Date: Tue, 30 Nov 1993 09:26:05 -0500 (EST)
From: Pete Bronder <pb0q+@andrew.cmu.edu>
To: resnet-forum@MIT.EDU, haynes@cats.ucsc.edu (Jim Haynes)
Cc: 
In-Reply-To: <199311300743.XAA08100@hobbes.ucsc.edu>

>I'm not trying to be argumentative; I think residential networking is
>a Good Thing.  But I'd like to see a list of the reasons people think
>it should be done, and maybe the relative weights when there are
>several reasons.  I can think of some reasons by armchair speculation.
>Your reasons may in fact be quite different and probably include some that
>I haven't thought of.

   Convienience and performance are two good reasons.  To have to walk
across campus to a cluster to get to a workstation that uses some
standard software intallation (vs. personalized) which has a LAN
connection with better throughput is more difficult than having such a
connection on their personalized machine in their own bedroom.  

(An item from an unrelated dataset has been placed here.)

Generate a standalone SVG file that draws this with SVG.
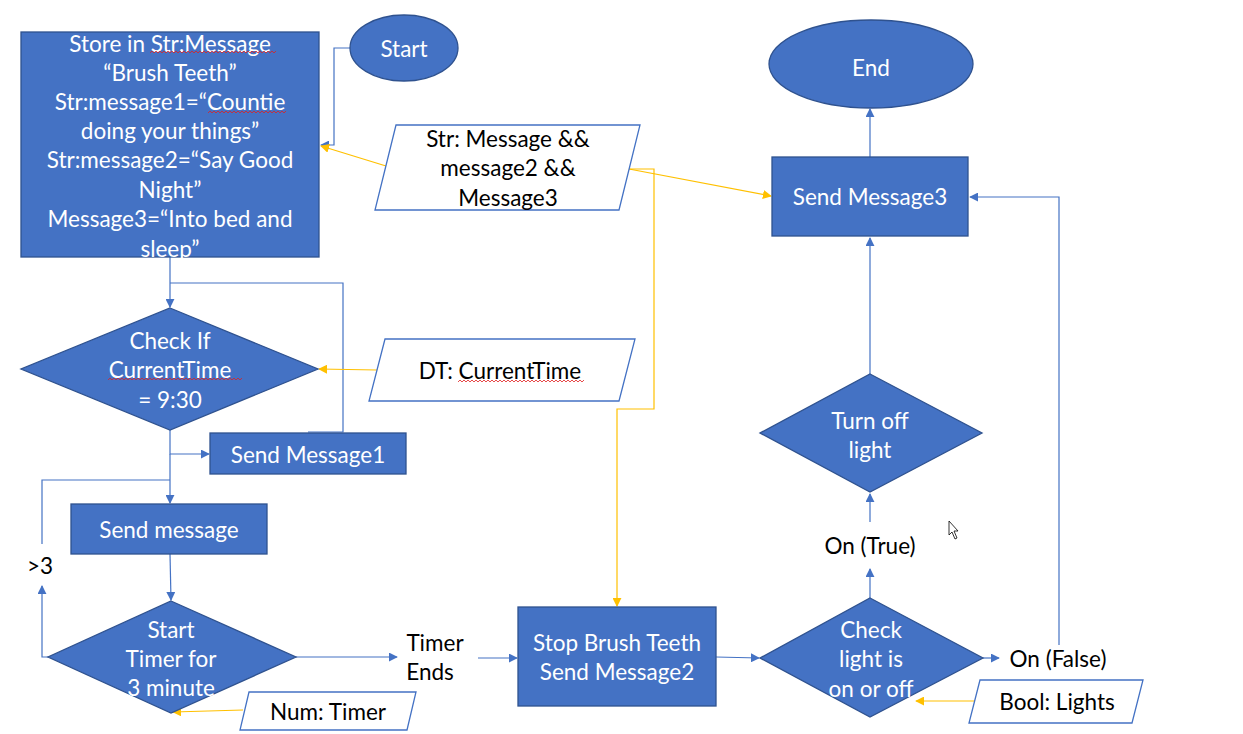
<svg xmlns="http://www.w3.org/2000/svg" width="1243" height="734" viewBox="0 0 1243 734">
<style>
.fill{fill:#4472C4;stroke:#2F528F;stroke-width:1.3}
.io{fill:#fff;stroke:#4472C4;stroke-width:1.3}
.w{fill:#fff;font-family:Lato,"Open Sans",sans-serif;font-size:22.5px;text-anchor:middle;dominant-baseline:central}
.b{fill:#000;font-family:Lato,"Open Sans",sans-serif;font-size:22.5px;text-anchor:middle;dominant-baseline:central}
.cb{fill:none;stroke:#4472C4;stroke-width:1.2}
.cy{fill:none;stroke:#FFC000;stroke-width:1.2}
.sq{fill:none;stroke:#E02020;stroke-width:0.8}
</style>
<defs>
<marker id="ab" viewBox="0 0 10 10" refX="9" refY="5" markerWidth="9" markerHeight="9" markerUnits="userSpaceOnUse" orient="auto"><path d="M0,0L10,5L0,10z" fill="#4472C4"/></marker>
<marker id="ay" viewBox="0 0 10 10" refX="9" refY="5" markerWidth="9" markerHeight="9" markerUnits="userSpaceOnUse" orient="auto"><path d="M0,0L10,5L0,10z" fill="#FFC000"/></marker>
</defs>
<rect width="1243" height="734" fill="#fff"/>
<g id="connectors">
<polyline class="cb" points="350,48 334,48 334,145 321,145" marker-end="url(#ab)"/>
<line class="cy" x1="386" y1="166" x2="321" y2="146" marker-end="url(#ay)"/>
<line class="cy" x1="629" y1="169" x2="771" y2="196" marker-end="url(#ay)"/>
<polyline class="cy" points="629,169 654,169 654,409 617,409 617,606" marker-end="url(#ay)"/>
<line class="cb" x1="870" y1="157" x2="870" y2="109" marker-end="url(#ab)"/>
<line class="cb" x1="870" y1="374" x2="870" y2="238" marker-end="url(#ab)"/>
<line class="cb" x1="870" y1="522" x2="870" y2="494" marker-end="url(#ab)"/>
<line class="cb" x1="870" y1="598" x2="870" y2="569" marker-end="url(#ab)"/>
<line class="cb" x1="983" y1="658" x2="999" y2="658" marker-end="url(#ab)"/>
<polyline class="cb" points="1059,645 1059,197 970,197" marker-end="url(#ab)"/>
<line class="cy" x1="975" y1="701" x2="916" y2="701" marker-end="url(#ay)"/>
<line class="cb" x1="716" y1="657" x2="759" y2="658" marker-end="url(#ab)"/>
<line class="cb" x1="478" y1="658" x2="517" y2="658" marker-end="url(#ab)"/>
<line class="cb" x1="296" y1="657" x2="397" y2="657" marker-end="url(#ab)"/>
<line class="cb" x1="170" y1="257" x2="170" y2="307" marker-end="url(#ab)"/>
<polyline class="cb" points="170,283 343,283 343,432 308,432"/>
<line class="cy" x1="377" y1="370" x2="319" y2="369" marker-end="url(#ay)"/>
<polyline class="cb" points="170,430 170,454 209,454" marker-end="url(#ab)"/>
<line class="cb" x1="170" y1="454" x2="170" y2="503" marker-end="url(#ab)"/>
<polyline class="cb" points="170,480 42,480 42,544"/>
<polyline class="cb" points="48,657 42,657 42,586" marker-end="url(#ab)"/>
<line class="cb" x1="170" y1="554" x2="171" y2="600" marker-end="url(#ab)"/>
<line class="cy" x1="243" y1="710" x2="173" y2="712" marker-end="url(#ay)"/>
</g>
<g id="store">
<rect class="fill" x="21" y="32" width="298" height="225"/>
<text class="w" x="170" y="43">Store in Str:Message</text>
<text class="w" x="170" y="72">“Brush Teeth”</text>
<text class="w" x="170" y="101">Str:message1=“Countie</text>
<text class="w" x="170" y="130">doing your things”</text>
<text class="w" x="170" y="159">Str:message2=“Say Good</text>
<text class="w" x="170" y="189">Night”</text>
<text class="w" x="170" y="218">Message3=“Into bed and</text>
<text class="w" x="170" y="248">sleep”</text>
<path class="sq" d="M150,53 l2,-2 l2,2 l2,-2 l2,2 l2,-2 l2,2 l2,-2 l2,2 l2,-2 l2,2 l2,-2 l2,2 l2,-2 l2,2 l2,-2 l2,2 l2,-2 l2,2 l2,-2 l2,2 l2,-2 l2,2 l2,-2 l2,2 l2,-2 l2,2 l2,-2 l2,2 l2,-2 l2,2 l2,-2 l2,2 l2,-2 l2,2 l2,-2 l2,2 l2,-2 l2,2 l2,-2 l2,2 l2,-2 l2,2 l2,-2 l2,2 l2,-2 l2,2 l2,-2 l2,2 l2,-2 l2,2 l2,-2 l2,2 l2,-2 l2,2 l2,-2 l2,2 l2,-2 l2,2 l2,-2 l2,2 l2,-2 l2,2 l2,-2"/>
<path class="sq" d="M208,113 l2,-2 l2,2 l2,-2 l2,2 l2,-2 l2,2 l2,-2 l2,2 l2,-2 l2,2 l2,-2 l2,2 l2,-2 l2,2 l2,-2 l2,2 l2,-2 l2,2 l2,-2 l2,2 l2,-2 l2,2 l2,-2 l2,2 l2,-2 l2,2 l2,-2 l2,2 l2,-2 l2,2 l2,-2 l2,2 l2,-2 l2,2 l2,-2 l2,2 l2,-2 l2,2 l2,-2"/>
</g>
<g id="start">
<ellipse class="fill" cx="404" cy="48" rx="54" ry="33"/>
<text class="w" x="404" y="48">Start</text>
</g>
<g id="io-messages">
<polygon class="io" points="396,125 640,125 619,210 375,210"/>
<text class="b" x="508" y="138">Str: Message &amp;&amp;</text>
<text class="b" x="508" y="167">message2 &amp;&amp;</text>
<text class="b" x="508" y="197">Message3</text>
</g>
<g id="end">
<ellipse class="fill" cx="871" cy="64" rx="102" ry="44"/>
<text class="w" x="871" y="67">End</text>
</g>
<g id="send-message3">
<rect class="fill" x="772" y="157" width="196" height="79"/>
<text class="w" x="870" y="196">Send Message3</text>
</g>
<g id="turn-off-light">
<polygon class="fill" points="870,374 982,433 870,492 760,433"/>
<text class="w" x="870" y="420">Turn off</text>
<text class="w" x="870" y="449">light</text>
</g>
<g id="on-true">
<text class="b" x="870" y="545">On (True)</text>
</g>
<g id="check-light">
<polygon class="fill" points="870,598 983,658 870,717 760,658"/>
<text class="w" x="871" y="629">Check</text>
<text class="w" x="871" y="658">light is</text>
<text class="w" x="871" y="688">on or off</text>
</g>
<g id="on-false">
<text class="b" x="1058" y="658">On (False)</text>
</g>
<g id="bool-lights">
<polygon class="io" points="980,680 1143,680 1132,723 969,723"/>
<text class="b" x="1057" y="701">Bool: Lights</text>
</g>
<g id="stop-brush">
<rect class="fill" x="518" y="607" width="198" height="99"/>
<text class="w" x="617" y="642">Stop Brush Teeth</text>
<text class="w" x="617" y="671">Send Message2</text>
</g>
<g id="timer-ends">
<text class="b" x="435" y="642">Timer</text>
<text class="b" x="430" y="671">Ends</text>
</g>
<g id="check-time">
<polygon class="fill" points="170,308 318,369 170,430 21,369"/>
<text class="w" x="170" y="340">Check If</text>
<text class="w" x="170" y="369">CurrentTime</text>
<text class="w" x="170" y="399">= 9:30</text>
<path class="sq" d="M108,380 l2,-2 l2,2 l2,-2 l2,2 l2,-2 l2,2 l2,-2 l2,2 l2,-2 l2,2 l2,-2 l2,2 l2,-2 l2,2 l2,-2 l2,2 l2,-2 l2,2 l2,-2 l2,2 l2,-2 l2,2 l2,-2 l2,2 l2,-2 l2,2 l2,-2 l2,2 l2,-2 l2,2 l2,-2 l2,2 l2,-2 l2,2 l2,-2 l2,2 l2,-2 l2,2 l2,-2 l2,2 l2,-2 l2,2 l2,-2 l2,2 l2,-2 l2,2 l2,-2 l2,2 l2,-2 l2,2 l2,-2 l2,2 l2,-2 l2,2 l2,-2 l2,2 l2,-2 l2,2 l2,-2 l2,2 l2,-2 l2,2 l2,-2 l2,2 l2,-2 l2,2 l2,-2"/>
</g>
<g id="dt-currenttime">
<polygon class="io" points="385,339 635,339 619,401 369,401"/>
<text class="b" x="500" y="370">DT: CurrentTime</text>
<path class="sq" d="M458,382 l2,-2 l2,2 l2,-2 l2,2 l2,-2 l2,2 l2,-2 l2,2 l2,-2 l2,2 l2,-2 l2,2 l2,-2 l2,2 l2,-2 l2,2 l2,-2 l2,2 l2,-2 l2,2 l2,-2 l2,2 l2,-2 l2,2 l2,-2 l2,2 l2,-2 l2,2 l2,-2 l2,2 l2,-2 l2,2 l2,-2 l2,2 l2,-2 l2,2 l2,-2 l2,2 l2,-2 l2,2 l2,-2 l2,2 l2,-2 l2,2 l2,-2 l2,2 l2,-2 l2,2 l2,-2 l2,2 l2,-2 l2,2 l2,-2 l2,2 l2,-2 l2,2 l2,-2 l2,2 l2,-2 l2,2 l2,-2 l2,2 l2,-2"/>
</g>
<g id="send-message1">
<rect class="fill" x="210" y="433" width="196" height="41"/>
<text class="w" x="308" y="454">Send Message1</text>
</g>
<g id="send-message">
<rect class="fill" x="71" y="504" width="196" height="50"/>
<text class="w" x="169" y="529">Send message</text>
</g>
<g id="gt3">
<text class="b" x="40" y="565">&gt;3</text>
</g>
<g id="start-timer">
<polygon class="fill" points="171,601 296,657 171,713 48,657"/>
<text class="w" x="171" y="629">Start</text>
<text class="w" x="171" y="658">Timer for</text>
<text class="w" x="171" y="687">3 minute</text>
</g>
<g id="num-timer">
<polygon class="io" points="249,692 416,692 407,730 240,730"/>
<text class="b" x="328" y="711">Num: Timer</text>
</g>
<g id="cursor">
<path d="M949,521 L949,535 L952,532 L955,539 L957,538 L954,531 L958,531 Z" fill="#fff" stroke="#000" stroke-width="0.8"/>
</g>
</svg>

  If students are asking for it then you need to ask them why they are
asking for it.  I believe it takes into account both performance and
convienience.  Today's students are much more computer dependant than
yesterday's due to exposure at other institutions (their high school)
and probably Mom & Dad becoming more advanced and having one at home. 
They had the technology available before they got to college and would
at least like the same technology available there if not better.